» EXERCISE
Copy each line that has the string "chart" somewhere in it.

» DATA SEGMENT
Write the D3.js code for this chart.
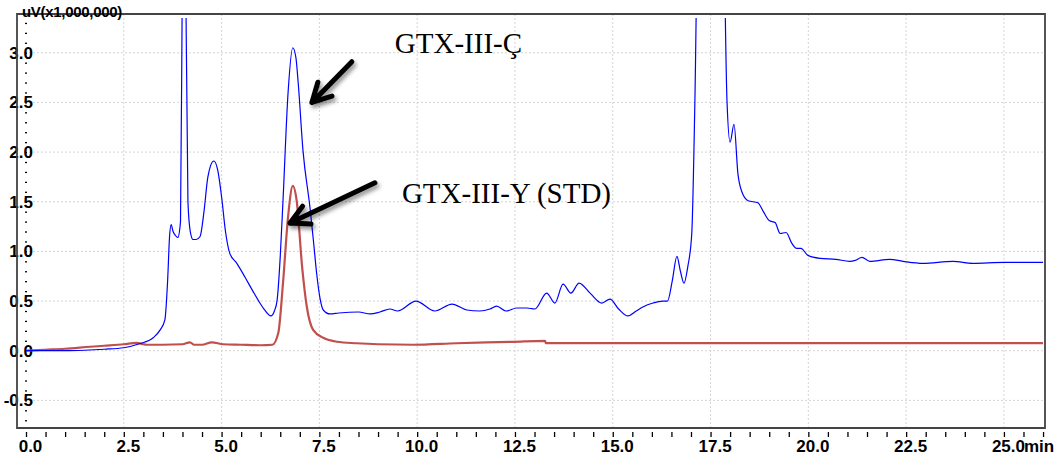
<!DOCTYPE html>
<html lang="en">
<head>
<meta charset="UTF-8">
<title>Chromatogram</title>
<script src="https://d3js.org/d3.v7.min.js"></script>
<style>
  body { margin: 0; background: #fff; }
  .axis text { font-family: "Liberation Sans", Arial, sans-serif; font-weight: bold; font-size: 17px; fill: #000; }
  .axis line { stroke: #000; }
  .axis path { display: none; }
</style>
</head>
<body>
<svg id="chart" width="1057" height="467"></svg>
<script>
// blue trace (sample)
var blueTime = [0, 0.5, 1, 1.5, 2, 2.5, 2.9, 3.25, 3.43, 3.55, 3.62, 3.67, 3.71, 3.76, 3.82, 3.88, 3.95,
    4.0, 4.04, 4.08, 4.14, 4.2, 4.27, 4.35, 4.45, 4.55, 4.65, 4.8, 4.9, 5.0, 5.1, 5.21, 5.39, 5.6, 5.8,
    5.98, 6.1, 6.26, 6.35, 6.42, 6.5, 6.57, 6.7, 6.82, 6.9, 6.96, 7.08, 7.26, 7.35, 7.43, 7.52, 7.6, 7.77,
    8.0, 8.5, 8.8, 9.05, 9.3, 9.5, 9.97, 10.45, 10.89, 11.27, 11.6, 11.86, 12.03, 12.27, 12.55, 12.8, 13.01,
    13.31, 13.52, 13.73, 13.93, 14.14, 14.42, 14.72, 14.93, 15.15, 15.39, 15.6, 15.77, 16.03, 16.28, 16.4,
    16.52, 16.64, 16.73, 16.82, 16.92, 17.02, 17.1, 17.2, 17.5, 17.8, 17.92, 18.0, 18.1, 18.2, 18.3, 18.46,
    18.71, 18.85, 19.0, 19.15, 19.28, 19.43, 19.58, 19.7, 19.81, 19.99, 20.3, 20.7, 21.06, 21.2, 21.37,
    21.57, 22.08, 22.42, 22.93, 23.7, 24.2, 25.0, 26.0];
var blueValue = [0, 0, 0, 0.005, 0.015, 0.03, 0.07, 0.13, 0.21, 0.31, 0.7, 1.15, 1.27, 1.2, 1.16, 1.14, 1.3,
    4.0, 6.0, 4.0, 1.5, 1.2, 1.12, 1.12, 1.15, 1.4, 1.75, 1.91, 1.82, 1.55, 1.2, 0.98, 0.88, 0.74, 0.6,
    0.48, 0.41, 0.35, 0.40, 0.51, 0.95, 1.51, 2.6, 3.05, 2.95, 2.69, 2.02, 1.44, 1.1, 0.78, 0.52, 0.41, 0.37,
    0.38, 0.39, 0.37, 0.39, 0.42, 0.40, 0.50, 0.40, 0.47, 0.41, 0.40, 0.42, 0.45, 0.40, 0.43, 0.43, 0.42,
    0.58, 0.48, 0.67, 0.58, 0.68, 0.58, 0.48, 0.52, 0.42, 0.35, 0.40, 0.44, 0.48, 0.50, 0.50,
    0.7, 0.95, 0.8, 0.68, 0.85, 1.18, 2.52, 5, 6, 5, 2.52, 2.1, 2.28, 1.78, 1.6, 1.51,
    1.49, 1.4, 1.31, 1.29, 1.18, 1.19, 1.08, 1.03, 1.03, 0.96, 0.93, 0.92, 0.90, 0.91, 0.94,
    0.90, 0.92, 0.90, 0.88, 0.90, 0.88, 0.89, 0.89];

// red trace (standard)
var redTime = [0, 0.5, 1, 1.64, 2, 2.5, 2.83, 3.0, 3.08, 3.5, 4.0, 4.19, 4.3, 4.5, 4.75, 5.04, 5.5, 6.0,
    6.3, 6.45, 6.57, 6.7, 6.82, 6.92, 7.06, 7.18, 7.34, 7.6, 7.95, 8.45, 9.0, 9.9, 11.0, 12.45, 13.27,
    13.29, 20.0, 26.0];
var redValue = [0, 0.01, 0.02, 0.04, 0.05, 0.065, 0.08, 0.065, 0.06, 0.06, 0.065, 0.085, 0.06, 0.06, 0.085,
    0.065, 0.06, 0.055, 0.06, 0.18, 0.68, 1.35, 1.66, 1.51, 0.84, 0.44, 0.21, 0.13, 0.09, 0.075, 0.065,
    0.06, 0.075, 0.09, 0.10, 0.077, 0.077, 0.077];

var xMajor = [0, 2.5, 5, 7.5, 10, 12.5, 15, 17.5, 20, 22.5, 25];
var yMajor = [-0.5, 0, 0.5, 1, 1.5, 2, 2.5, 3];
var unitLabel = 'uV(x1,000,000)';

// annotations: [label, text t, text v, tail t, tail v, tip t, tip v]
var notes = [
    ['GTX-III-Ç', 9.43, 3.0, 8.33, 2.91, 7.31, 2.50],
    ['GTX-III-Y (STD)', 9.61, 1.49, 8.92, 1.69, 6.75, 1.285]
];

var svg = d3.select('#chart');
var padL = 17, padR = 1045, padT = 14, padB = 428;

var x = d3.scaleLinear().domain([-0.23, 26.05]).range([padL, padR]);
var y = d3.scaleLinear().domain([-0.778, 3.39]).range([padB, padT]);

var defs = svg.append('defs');
defs.append('clipPath').attr('id', 'plotclip')
    .append('rect').attr('x', padL).attr('y', 18).attr('width', padR - padL).attr('height', padB - 18);
var f = defs.append('filter').attr('id', 'shadow').attr('x', '-20%').attr('y', '-20%').attr('width', '150%').attr('height', '150%');
f.append('feDropShadow').attr('dx', 2).attr('dy', 3).attr('stdDeviation', 2)
    .attr('flood-color', '#000').attr('flood-opacity', 0.45);

// grid
svg.append('g').selectAll('line').data(xMajor.filter(function (d) { return d > 0; }))
    .enter().append('line')
    .attr('x1', function (d) { return x(d); }).attr('x2', function (d) { return x(d); })
    .attr('y1', padT).attr('y2', padB)
    .attr('stroke', '#d4d4d4').attr('stroke-dasharray', '2,2');
svg.append('g').selectAll('line').data(yMajor)
    .enter().append('line')
    .attr('x1', x(0) + 3).attr('x2', padR)
    .attr('y1', function (d) { return y(d); }).attr('y2', function (d) { return y(d); })
    .attr('stroke', '#d4d4d4').attr('stroke-dasharray', '2,2');

// axes
var xAxis = d3.axisBottom(x)
    .tickValues(d3.range(0, 26.01, 0.5))
    .tickSize(5).tickPadding(3)
    .tickFormat(function (d) { return xMajor.indexOf(d) >= 0 ? d.toFixed(1) : ''; });
var gx = svg.append('g').attr('class', 'axis').attr('transform', 'translate(0,' + (padB + 4) + ')').call(xAxis);
gx.selectAll('.tick line').attr('stroke-width', 1.3);
gx.selectAll('.tick text').attr('dx', 4);
gx.append('text').attr('x', x(25) + 20).attr('y', 20).attr('text-anchor', 'start').text('min');

var yAxis = d3.axisLeft(y)
    .tickValues(d3.range(-7, 34).map(function (d) { return d / 10; }))
    .tickSize(2).tickPadding(-8)
    .tickFormat(function (d) { return yMajor.indexOf(d) >= 0 ? d.toFixed(1) : ''; });
var gy = svg.append('g').attr('class', 'axis').attr('transform', 'translate(' + (x(0) + 1) + ',0)').call(yAxis);
gy.selectAll('.tick line').attr('stroke-width', 1.3);

// traces
var line = d3.line().curve(d3.curveMonotoneX)
    .x(function (d) { return x(d[0]); }).y(function (d) { return y(d[1]); });
var plot = svg.append('g').attr('clip-path', 'url(#plotclip)');
plot.append('path').datum(d3.zip(redTime, redValue)).attr('d', line)
    .attr('fill', 'none').attr('stroke', '#c0504d').attr('stroke-width', 2.2);
plot.append('path').datum(d3.zip(blueTime, blueValue)).attr('d', line)
    .attr('fill', 'none').attr('stroke', '#0000ff').attr('stroke-width', 1.2);

// frame
svg.append('path')
    .attr('d', 'M' + padL + ',' + padT + 'H' + padR + 'V' + padB + 'H' + padL + 'Z')
    .attr('fill', 'none').attr('stroke', '#444').attr('stroke-width', 1.8);

svg.append('text').attr('x', 22).attr('y', 17)
    .attr('font-family', '"Liberation Sans", Arial, sans-serif').attr('font-weight', 'bold')
    .attr('font-size', 15).attr('letter-spacing', -0.3).text(unitLabel);

// annotation arrows and labels
notes.forEach(function (n) {
    var tx = x(n[5]), ty = y(n[6]), sx = x(n[3]), sy = y(n[4]);
    var ang = Math.atan2(sy - ty, sx - tx), len = 21, spread = 28 * Math.PI / 180;
    var w1 = [tx + len * Math.cos(ang - spread), ty + len * Math.sin(ang - spread)];
    var w2 = [tx + len * Math.cos(ang + spread), ty + len * Math.sin(ang + spread)];
    svg.append('path')
        .attr('d', 'M' + sx + ',' + sy + 'L' + tx + ',' + ty +
            'M' + w1[0] + ',' + w1[1] + 'L' + tx + ',' + ty + 'L' + w2[0] + ',' + w2[1])
        .attr('fill', 'none').attr('stroke', '#000').attr('stroke-width', 5)
        .attr('stroke-linecap', 'round').attr('stroke-linejoin', 'round')
        .attr('filter', 'url(#shadow)');
    svg.append('text').attr('x', x(n[1])).attr('y', y(n[2]))
        .attr('font-family', '"Liberation Serif", "Times New Roman", serif')
        .attr('font-size', 29).attr('fill', '#000').text(n[0]);
});
</script>
</body>
</html>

» FULL RESPONSE
Write the D3.js code for this chart.
<svg id="chart" width="1057" height="467"></svg>
var svg = d3.select('#chart');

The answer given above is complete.